**WHAT YOU HAVE TO DO**. All of the data should be output character for character, except the pictures.

**DATA SECTION**.
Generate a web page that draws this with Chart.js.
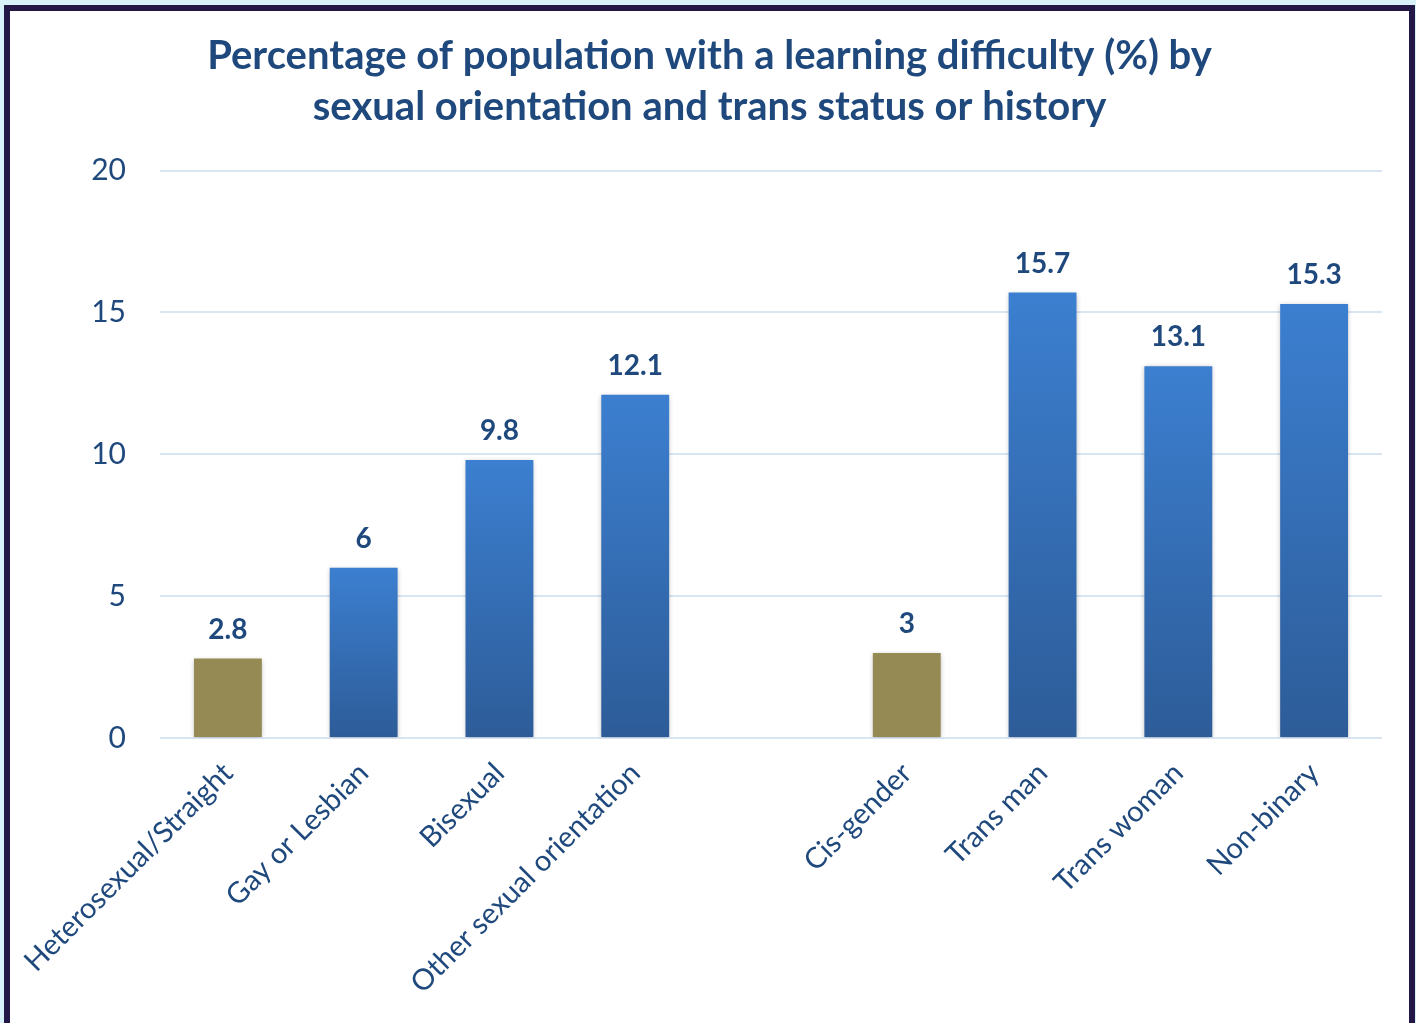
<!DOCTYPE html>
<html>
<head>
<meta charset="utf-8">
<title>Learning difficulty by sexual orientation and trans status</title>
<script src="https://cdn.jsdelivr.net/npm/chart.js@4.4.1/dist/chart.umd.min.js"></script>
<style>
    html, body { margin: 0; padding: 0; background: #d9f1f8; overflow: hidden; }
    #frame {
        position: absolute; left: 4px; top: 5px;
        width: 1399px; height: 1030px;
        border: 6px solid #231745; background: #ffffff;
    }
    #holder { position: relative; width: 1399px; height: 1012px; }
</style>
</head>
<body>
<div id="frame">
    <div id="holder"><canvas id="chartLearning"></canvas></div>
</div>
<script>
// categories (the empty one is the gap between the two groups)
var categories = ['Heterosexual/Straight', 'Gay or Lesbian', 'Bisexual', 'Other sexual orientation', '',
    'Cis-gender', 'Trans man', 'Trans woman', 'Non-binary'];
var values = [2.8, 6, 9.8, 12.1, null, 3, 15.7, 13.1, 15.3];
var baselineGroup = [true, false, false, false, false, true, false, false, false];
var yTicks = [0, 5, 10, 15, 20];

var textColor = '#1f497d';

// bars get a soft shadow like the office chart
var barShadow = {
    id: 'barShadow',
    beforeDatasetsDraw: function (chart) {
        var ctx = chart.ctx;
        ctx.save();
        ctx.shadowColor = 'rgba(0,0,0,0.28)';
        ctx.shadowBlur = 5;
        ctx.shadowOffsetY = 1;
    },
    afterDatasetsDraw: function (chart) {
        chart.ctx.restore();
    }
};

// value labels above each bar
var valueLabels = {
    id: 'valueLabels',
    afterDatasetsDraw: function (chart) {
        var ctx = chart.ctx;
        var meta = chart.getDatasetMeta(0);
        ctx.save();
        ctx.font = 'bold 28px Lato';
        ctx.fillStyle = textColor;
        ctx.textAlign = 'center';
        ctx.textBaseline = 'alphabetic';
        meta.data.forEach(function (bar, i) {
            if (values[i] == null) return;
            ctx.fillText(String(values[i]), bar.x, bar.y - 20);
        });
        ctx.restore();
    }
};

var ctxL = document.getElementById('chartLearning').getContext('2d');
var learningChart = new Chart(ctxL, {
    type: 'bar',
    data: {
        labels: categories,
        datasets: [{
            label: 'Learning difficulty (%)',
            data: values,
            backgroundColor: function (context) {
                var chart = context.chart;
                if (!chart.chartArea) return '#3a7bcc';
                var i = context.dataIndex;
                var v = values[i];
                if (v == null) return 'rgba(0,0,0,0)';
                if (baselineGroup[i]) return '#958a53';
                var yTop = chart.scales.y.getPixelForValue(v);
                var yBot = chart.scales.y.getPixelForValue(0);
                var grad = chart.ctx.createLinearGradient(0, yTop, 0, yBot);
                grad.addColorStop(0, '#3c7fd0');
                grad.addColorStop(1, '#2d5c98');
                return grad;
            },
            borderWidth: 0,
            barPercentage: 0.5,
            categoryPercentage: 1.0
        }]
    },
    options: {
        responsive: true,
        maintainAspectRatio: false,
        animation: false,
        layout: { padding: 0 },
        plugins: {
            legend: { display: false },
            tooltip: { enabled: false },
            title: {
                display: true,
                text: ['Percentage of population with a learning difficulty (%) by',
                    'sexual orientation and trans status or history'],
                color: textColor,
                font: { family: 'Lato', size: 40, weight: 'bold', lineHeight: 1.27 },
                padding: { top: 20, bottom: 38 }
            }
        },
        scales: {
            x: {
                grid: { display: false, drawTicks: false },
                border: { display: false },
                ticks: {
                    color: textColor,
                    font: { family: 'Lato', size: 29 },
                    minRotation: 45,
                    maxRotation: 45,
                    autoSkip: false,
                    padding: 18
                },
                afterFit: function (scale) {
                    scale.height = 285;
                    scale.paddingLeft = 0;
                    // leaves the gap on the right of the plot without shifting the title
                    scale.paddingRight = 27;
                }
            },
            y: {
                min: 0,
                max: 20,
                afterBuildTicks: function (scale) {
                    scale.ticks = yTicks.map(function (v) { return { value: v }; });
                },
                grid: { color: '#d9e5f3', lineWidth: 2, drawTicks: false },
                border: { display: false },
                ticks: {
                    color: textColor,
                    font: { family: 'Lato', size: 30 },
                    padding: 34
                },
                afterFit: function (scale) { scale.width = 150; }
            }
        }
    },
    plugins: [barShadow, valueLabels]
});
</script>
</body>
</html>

**THE RESULT**.
Generate a web page that draws this with Chart.js.
<!DOCTYPE html>
<html>
<head>
<meta charset="utf-8">
<title>Learning difficulty by sexual orientation and trans status</title>
<script src="https://cdn.jsdelivr.net/npm/chart.js@4.4.1/dist/chart.umd.min.js"></script>
<style>
    html, body { margin: 0; padding: 0; background: #d9f1f8; overflow: hidden; }
    #frame {
        position: absolute; left: 4px; top: 5px;
        width: 1399px; height: 1030px;
        border: 6px solid #231745; background: #ffffff;
    }
    #holder { position: relative; width: 1399px; height: 1012px; }
</style>
</head>
<body>
<div id="frame">
    <div id="holder"><canvas id="chartLearning"></canvas></div>
</div>
<script>
// categories (the empty one is the gap between the two groups)
var categories = ['Heterosexual/Straight', 'Gay or Lesbian', 'Bisexual', 'Other sexual orientation', '',
    'Cis-gender', 'Trans man', 'Trans woman', 'Non-binary'];
var values = [2.8, 6, 9.8, 12.1, null, 3, 15.7, 13.1, 15.3];
var baselineGroup = [true, false, false, false, false, true, false, false, false];
var yTicks = [0, 5, 10, 15, 20];

var textColor = '#1f497d';

// bars get a soft shadow like the office chart
var barShadow = {
    id: 'barShadow',
    beforeDatasetsDraw: function (chart) {
        var ctx = chart.ctx;
        ctx.save();
        ctx.shadowColor = 'rgba(0,0,0,0.28)';
        ctx.shadowBlur = 5;
        ctx.shadowOffsetY = 1;
    },
    afterDatasetsDraw: function (chart) {
        chart.ctx.restore();
    }
};

// value labels above each bar
var valueLabels = {
    id: 'valueLabels',
    afterDatasetsDraw: function (chart) {
        var ctx = chart.ctx;
        var meta = chart.getDatasetMeta(0);
        ctx.save();
        ctx.font = 'bold 28px Lato';
        ctx.fillStyle = textColor;
        ctx.textAlign = 'center';
        ctx.textBaseline = 'alphabetic';
        meta.data.forEach(function (bar, i) {
            if (values[i] == null) return;
            ctx.fillText(String(values[i]), bar.x, bar.y - 20);
        });
        ctx.restore();
    }
};

var ctxL = document.getElementById('chartLearning').getContext('2d');
var learningChart = new Chart(ctxL, {
    type: 'bar',
    data: {
        labels: categories,
        datasets: [{
            label: 'Learning difficulty (%)',
            data: values,
            backgroundColor: function (context) {
                var chart = context.chart;
                if (!chart.chartArea) return '#3a7bcc';
                var i = context.dataIndex;
                var v = values[i];
                if (v == null) return 'rgba(0,0,0,0)';
                if (baselineGroup[i]) return '#958a53';
                var yTop = chart.scales.y.getPixelForValue(v);
                var yBot = chart.scales.y.getPixelForValue(0);
                var grad = chart.ctx.createLinearGradient(0, yTop, 0, yBot);
                grad.addColorStop(0, '#3c7fd0');
                grad.addColorStop(1, '#2d5c98');
                return grad;
            },
            borderWidth: 0,
            barPercentage: 0.5,
            categoryPercentage: 1.0
        }]
    },
    options: {
        responsive: true,
        maintainAspectRatio: false,
        animation: false,
        layout: { padding: 0 },
        plugins: {
            legend: { display: false },
            tooltip: { enabled: false },
            title: {
                display: true,
                text: ['Percentage of population with a learning difficulty (%) by',
                    'sexual orientation and trans status or history'],
                color: textColor,
                font: { family: 'Lato', size: 40, weight: 'bold', lineHeight: 1.27 },
                padding: { top: 20, bottom: 38 }
            }
        },
        scales: {
            x: {
                grid: { display: false, drawTicks: false },
                border: { display: false },
                ticks: {
                    color: textColor,
                    font: { family: 'Lato', size: 29 },
                    minRotation: 45,
                    maxRotation: 45,
                    autoSkip: false,
                    padding: 18
                },
                afterFit: function (scale) {
                    scale.height = 285;
                    scale.paddingLeft = 0;
                    // leaves the gap on the right of the plot without shifting the title
                    scale.paddingRight = 27;
                }
            },
            y: {
                min: 0,
                max: 20,
                afterBuildTicks: function (scale) {
                    scale.ticks = yTicks.map(function (v) { return { value: v }; });
                },
                grid: { color: '#d9e5f3', lineWidth: 2, drawTicks: false },
                border: { display: false },
                ticks: {
                    color: textColor,
                    font: { family: 'Lato', size: 30 },
                    padding: 34
                },
                afterFit: function (scale) { scale.width = 150; }
            }
        }
    },
    plugins: [barShadow, valueLabels]
});
</script>
</body>
</html>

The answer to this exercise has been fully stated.